Les chants du crépuscule
Dans Chopin, le fait d’enchaîner deux nocturnes posthumes (en mi majeur et mi bémol majeur) et la tardive Barcarolle op. 60, fait de celle-ci un nocturne supplémentaire, miroitant et de vastes dimensions, mais gomme son côté « lugubre gondole » : c’est un Chopin sans noirceur que nous offre Dang Thai Son. Dans un pareil contexte, malgré tout, on aurait préféré entendre un choix de mazurkas plutôt que les cinq valses choisies par le pianiste vietnamien. Non pas qu’elles lui conviennent mal, loin de là, mais l’effet de doux et pénétrant crépuscule de cette seconde partie aurait été davantage souligné avec des pièces d’une sensibilité plus concentrée.
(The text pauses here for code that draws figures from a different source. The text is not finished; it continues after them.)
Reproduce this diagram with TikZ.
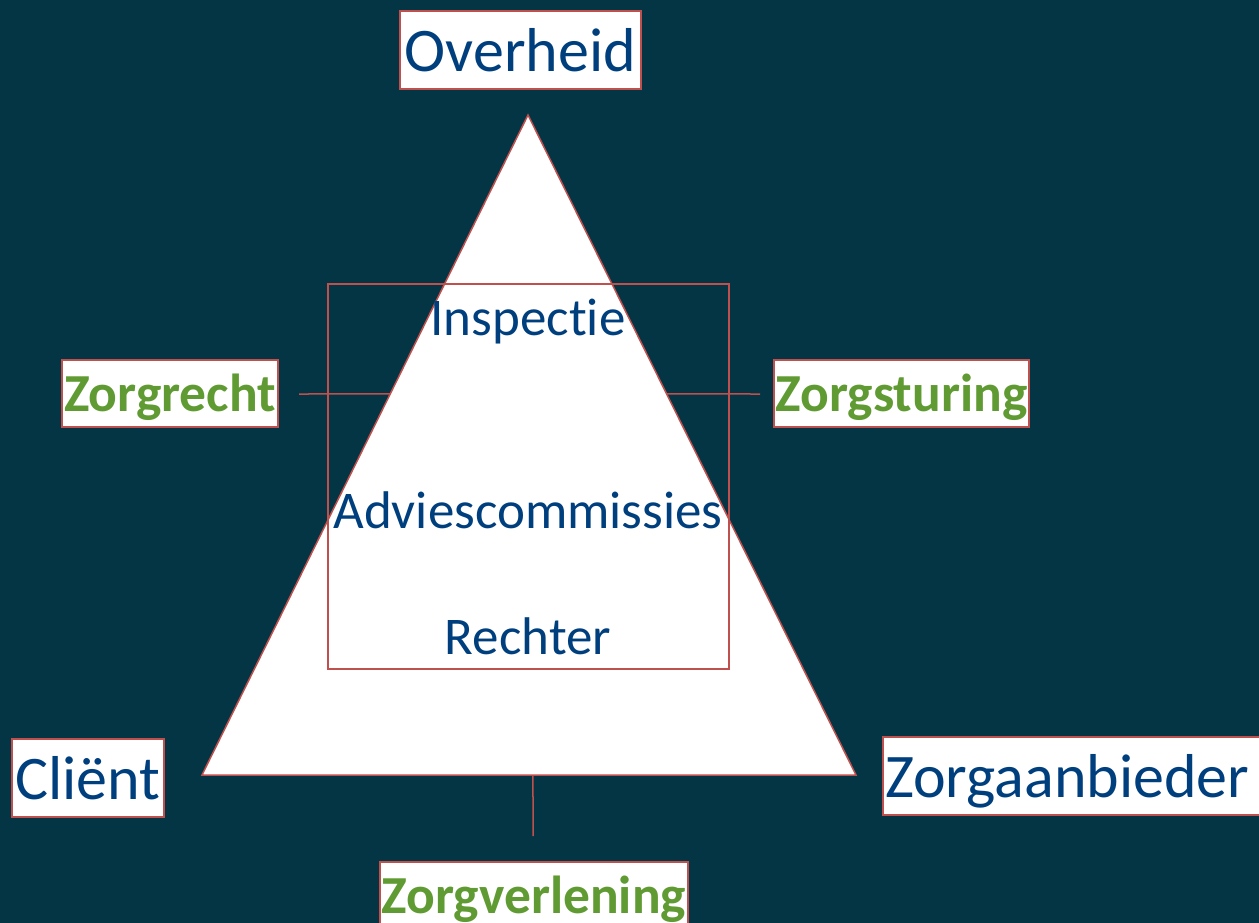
\documentclass[tikz,border=0pt]{standalone}
\usepackage{fontspec}
\setmainfont{Carlito}[Ligatures={NoCommon,NoRequired}]
\usetikzlibrary{positioning}
\definecolor{bgteal}{RGB}{3,53,68}
\definecolor{txtblue}{RGB}{0,63,125}
\definecolor{txtgreen}{RGB}{95,155,50}
\definecolor{edgered}{RGB}{192,80,77}

\begin{document}
\begin{tikzpicture}[
  x=1pt, y=-1pt,
  actor/.style={draw=edgered, line width=2pt, fill=white, text=txtblue, inner sep=0pt,
    font=\fontsize{62}{74}\selectfont, text height=45.9pt, text depth=3.7pt},
  theme/.style={draw=edgered, line width=2pt, fill=white, text=txtgreen, inner sep=0pt,
    font=\fontsize{53.5}{64}\bfseries, text height=39.6pt, text depth=3.2pt},
  body/.style={text=txtblue, inner sep=0pt,
    font=\fontsize{53}{64}\selectfont, text height=39.2pt, text depth=3.2pt},
  edge/.style={draw=edgered, line width=1.5pt}]

  \fill[bgteal] (0,0) rectangle (1259,923);
  \useasboundingbox (0,0) rectangle (1259,923);
  \clip (0,0) rectangle (1259,923);

  % triangle
  \coordinate (top) at (528,115);
  \coordinate (bl) at (202,775);
  \coordinate (br) at (856,775);
  \draw[edge, fill=white] (top) -- (br) -- (bl) -- cycle;

  % middle panel
  \coordinate (panelnw) at (328,284);
  \coordinate (panelse) at (729,669);
  \draw[edge] (panelnw) rectangle (panelse);

  \node[body] (inspectie) at (528,317) {Inspectie};
  \node[body] (advies) at (528,510) {Adviescommissies};
  \node[body] (rechter) at (528,636) {Rechter};

  % corners
  \node[actor, minimum width=241pt, minimum height=78pt] (overheid) at (520.5,50) {Overheid};
  \node[actor, minimum width=152pt, minimum height=78pt] (client) at (88,778) {Cliënt};
  \node[actor, anchor=west, minimum height=78pt, text width=400pt, align=left, inner xsep=2pt]
    (aanbieder) at (882,776) {Zorgaanbieder};

  % sides
  \node[theme, minimum width=216pt, minimum height=67pt] (recht) at (170,393.5) {Zorgrecht};
  \node[theme, minimum width=255pt, minimum height=67pt] (sturing) at (901.5,393.5) {Zorgsturing};
  \node[theme, minimum width=308pt, minimum height=67pt] (verlening) at (534,895.5) {Zorgverlening};

  % ticks
  \path (top) -- (bl) coordinate[pos=0.4227] (lside);
  \path (top) -- (br) coordinate[pos=0.4227] (rside);
  \path (bl) -- (br) coordinate[pos=0.5061] (bside);
  \coordinate (lend) at (299,394);
  \coordinate (rend) at (760,394);
  \coordinate (bend) at (533,836);
  \draw[edge] (lend) -- (lside);
  \draw[edge] (rside) -- (rend);
  \draw[edge] (bside) -- (bend);
\end{tikzpicture}
\end{document}
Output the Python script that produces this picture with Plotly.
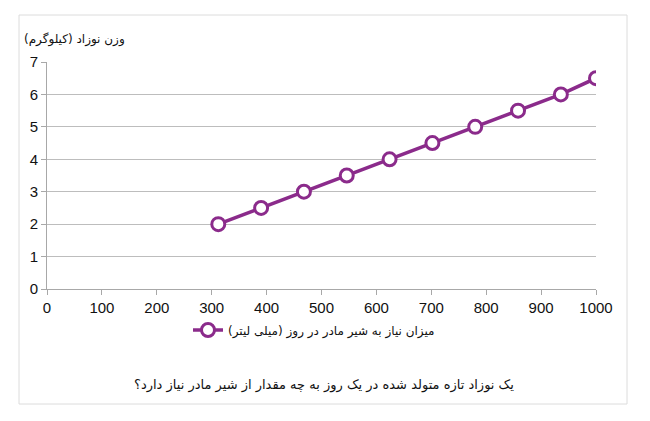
import plotly.graph_objects as go

milk_ml = [312, 390, 468, 546, 624, 702, 780, 858, 936, 1000]
weight_kg = [2, 2.5, 3, 3.5, 4, 4.5, 5, 5.5, 6, 6.5]
series_name = "میزان نیاز به شیر مادر در روز (میلی لیتر)"
y_title = "وزن نوزاد (کیلوگرم)"
caption = "یک نوزاد تازه متولد شده در یک روز به چه مقدار از شیر مادر نیاز دارد؟"

W, H = 650, 421
L, R, T, B = 47, 54, 62, 132
pw, ph = W - L - R, H - T - B

def px(x):
    return (x - L) / pw

def py(y):
    return (H - B - y) / ph

fig = go.Figure()
fig.add_trace(go.Scatter(
    x=milk_ml, y=weight_kg, mode="lines+markers", name=series_name,
    line=dict(color="#8B2B8B", width=3.5),
    marker=dict(size=13, color="white", line=dict(color="#8B2B8B", width=3)),
))

# border box
x0, x1, y0, y1 = px(19), px(627), py(404), py(15)
fig.add_shape(type="rect", xref="paper", yref="paper", x0=x0, x1=x1, y0=y0, y1=y1,
              line=dict(color="#DCDCDC", width=1), layer="below")

fig.add_annotation(xref="paper", yref="paper", x=px(22), y=py(40), xanchor="left", yanchor="middle",
                   text=y_title, showarrow=False,
                   font=dict(family="DejaVu Sans", size=12, color="#111"))
fig.add_annotation(xref="paper", yref="paper", x=px(324), y=py(385), xanchor="center", yanchor="middle",
                   text=caption, showarrow=False,
                   font=dict(family="DejaVu Sans", size=13, color="#111"))

fig.update_layout(
    width=W, height=H, margin=dict(l=L, r=R, t=T, b=B),
    paper_bgcolor="white", plot_bgcolor="white",
    showlegend=True,
    legend=dict(x=px(188), y=py(330), xanchor="left", yanchor="middle",
                font=dict(family="DejaVu Sans", size=12, color="#111"),
                bgcolor="rgba(0,0,0,0)", itemwidth=30),
    xaxis=dict(range=[0, 1000], tickvals=list(range(0, 1001, 100)),
               showgrid=False, zeroline=False, showline=True, linecolor="#A8A8A8", linewidth=1,
               ticks="outside", ticklen=5, tickcolor="#A8A8A8",
               tickfont=dict(family="Liberation Sans, Arial", size=15, color="#111")),
    yaxis=dict(range=[0, 7], tickvals=list(range(0, 8)),
               showgrid=True, gridcolor="#BDBDBD", gridwidth=1, zeroline=False,
               showline=True, linecolor="#A8A8A8", linewidth=1,
               ticks="outside", ticklen=5, tickcolor="#A8A8A8",
               tickfont=dict(family="Liberation Sans, Arial", size=15, color="#111")),
)

fig.write_html("out.html")
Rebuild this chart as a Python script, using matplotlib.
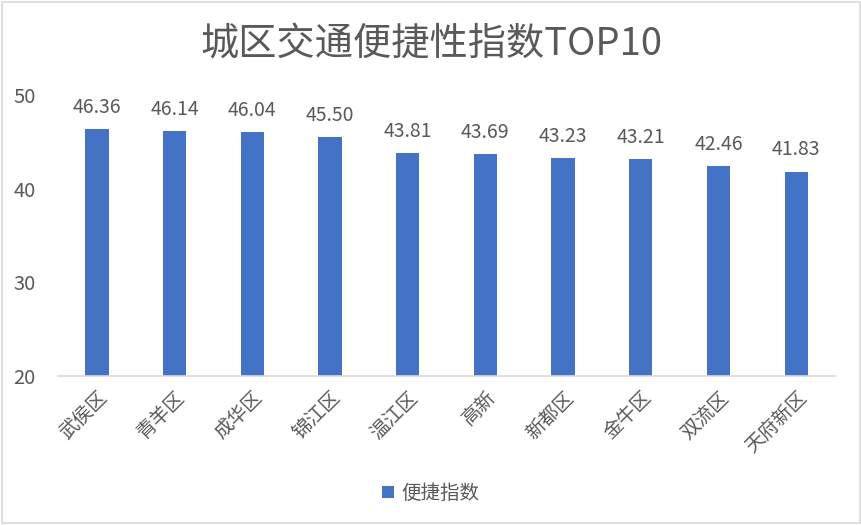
import matplotlib
matplotlib.use("Agg")
import matplotlib.pyplot as plt
from matplotlib.patches import Rectangle

plt.rcParams["font.family"] = ["Noto Sans CJK SC", "DejaVu Sans"]

DISTRICTS = ["武侯区", "青羊区", "成华区", "锦江区", "温江区", "高新", "新都区", "金牛区", "双流区", "天府新区"]
SCORES = [46.36, 46.14, 46.04, 45.50, 43.81, 43.69, 43.23, 43.21, 42.46, 41.83]
Y_TICKS = [20, 30, 40, 50]

BAR_COLOR = "#4472C4"
TEXT_COLOR = "#595959"

fig = plt.figure(figsize=(8.62, 5.25), dpi=100)
ax = fig.add_axes([0.0673, 0.2838, 0.9014, 0.5352])

x = range(len(DISTRICTS))
bars = ax.bar(x, SCORES, width=0.30, color=BAR_COLOR, label="便捷指数")
for b, v in zip(bars, SCORES):
    ax.annotate(f"{v:.2f}", (b.get_x() + b.get_width() / 2, v), xytext=(0, 8),
                textcoords="offset points", ha="center", va="bottom",
                fontsize=14, color=TEXT_COLOR)

ax.set_xlim(-0.5, len(DISTRICTS) - 0.5)
ax.set_ylim(20, 50)
ax.set_yticks(Y_TICKS)
ax.set_xticks(list(x))
ax.set_xticklabels(DISTRICTS, rotation=45, ha="right", rotation_mode="anchor")
ax.tick_params(axis="x", length=0, labelsize=14, colors=TEXT_COLOR, pad=8)
ax.tick_params(axis="y", length=0, labelsize=14.5, colors=TEXT_COLOR, pad=16)

for side in ["top", "right", "left"]:
    ax.spines[side].set_visible(False)
ax.spines["bottom"].set_color("#D9D9D9")
ax.spines["bottom"].set_linewidth(1.2)

fig.text(0.5, 0.915, "城区交通便捷性指数TOP10", ha="center", va="center",
         fontsize=27.5, color=TEXT_COLOR)

fig.legend(loc="center", bbox_to_anchor=(0.5, 0.06), frameon=False,
           fontsize=14, labelcolor=TEXT_COLOR, handlelength=0.6, handleheight=0.6,
           handletextpad=0.4)

# light chart border like the Excel chart area
fig.add_artist(Rectangle((0.002, 0.003), 0.996, 0.994, transform=fig.transFigure,
                         fill=False, edgecolor="#D9D9D9", linewidth=1.2))

fig.savefig("out.png", dpi=100)
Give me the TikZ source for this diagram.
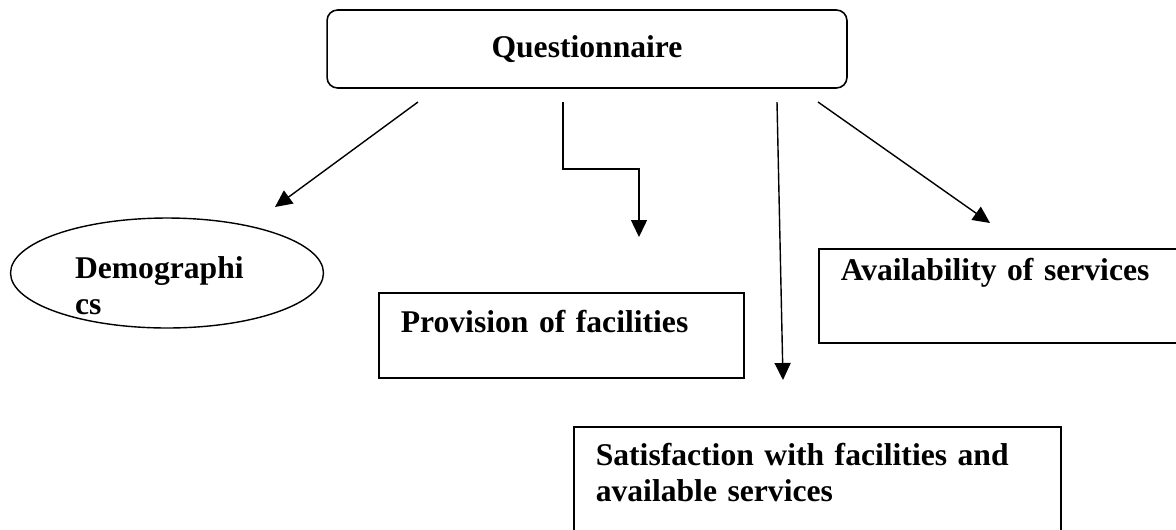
\documentclass[tikz,border=0pt]{standalone}
\usepackage{fontspec}
\setmainfont{Liberation Serif}
\usetikzlibrary{shapes.geometric, arrows.meta, positioning, calc}
\tikzset{
    title box/.style={rectangle, rounded corners=6pt, draw, line width=0.9pt, minimum width=10.4cm, minimum height=1.56cm, align=center, font=\bfseries\fontsize{18}{20.5}\selectfont},
    topic box/.style={rectangle, draw, line width=0.9pt, anchor=north west, align=left, inner xsep=0.44cm, inner ysep=0pt, font=\bfseries\fontsize{18}{20.5}\selectfont},
    topic oval/.style={ellipse, draw, line width=0.8pt, align=left, inner sep=0pt, minimum width=6.26cm, minimum height=2.2cm, font=\bfseries\fontsize{18}{21}\selectfont},
    link/.style={-{Triangle[length=0.34cm, width=0.32cm]}, line width=0.8pt}
}

\begin{document}
\begin{tikzpicture}[x=0.02cm, y=-0.02cm]
    \useasboundingbox (0,0) rectangle (1176,529);

    \node[title box] (quest) at (587,49) {Questionnaire};

    \node[topic oval, text width=3.68cm, text height=0.86cm, text depth=0.66cm] (demo) at (167,273) {Demographi\\cs};
    \node[topic box, text width=6.42cm, text height=0.8cm, text depth=0.9cm] (prov) at (378,292) {Provision of facilities};
    \node[topic box, text width=6.4cm, text height=0.64cm, text depth=1.24cm] (avail) at (818,248) {Availability of services};
    \node[topic box, text width=8.86cm, text height=0.78cm, text depth=3cm] (satis) at (573,426) {Satisfaction with facilities and\\available services};

    % arrow ends
    \coordinate (demo top) at (418,102);
    \coordinate (demo tip) at (275,207);
    \coordinate (prov top) at (563,102);
    \coordinate (prov bend) at (639,169);
    \coordinate (prov tip) at (639,237);
    \coordinate (satis top) at (777,102);
    \coordinate (satis tip) at (783,380);
    \coordinate (avail top) at (818,102);
    \coordinate (avail tip) at (990,223);

    \draw[link] (demo top) -- (demo tip);
    \draw[link] (prov top) |- (prov bend) -- (prov tip);
    \draw[link] (satis top) -- (satis tip);
    \draw[link] (avail top) -- (avail tip);
\end{tikzpicture}
\end{document}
Cette rigueur sans simagrée, on la retrouve dans le sens de l’architecture dont fait preuve Dang Thai Son, qui réussit à donner toute sa force expressive au début du Deuxième Scherzo, tout aussi délicat à négocier que la coda de la Première Ballade : jouer avec les silences et les dynamiques de ce scherzo, leur donner du poids et de l’éloquence ne va pas de soi dans une pièce qu’on croit connaître mais qui retrouve ici toute sa puissance mais aussi toute sa souplesse*.
Un seul bis, et Dang Thai Son ferme le couvercle de son clavier. Dans le programme de salle, Michel Mollard cite un poème de Dang Dinh Tung, le père du pianiste, où figure le chiffre 8, et rappelle « qu’un 8 renversé constitue une paire de menottes ». Certes, mais le 8 renversé est aussi le symbole de l’infini.
Illustration : photo Isadora Vitti/dr
* On peut voir sur internet sa prestation dans le même Deuxième Scherzo lors du Concours Chopin 1980.
Debussy : Rêverie – Images (première série) – Deux arabesques – Masques - Children’s Corner. Chopin : Deux nocturnes – Barcarolle – Cinq valses – Scherzo n° 2. Dang Thai Son, piano. Théâtre des Champs-Élysées, 8 janvier 2025.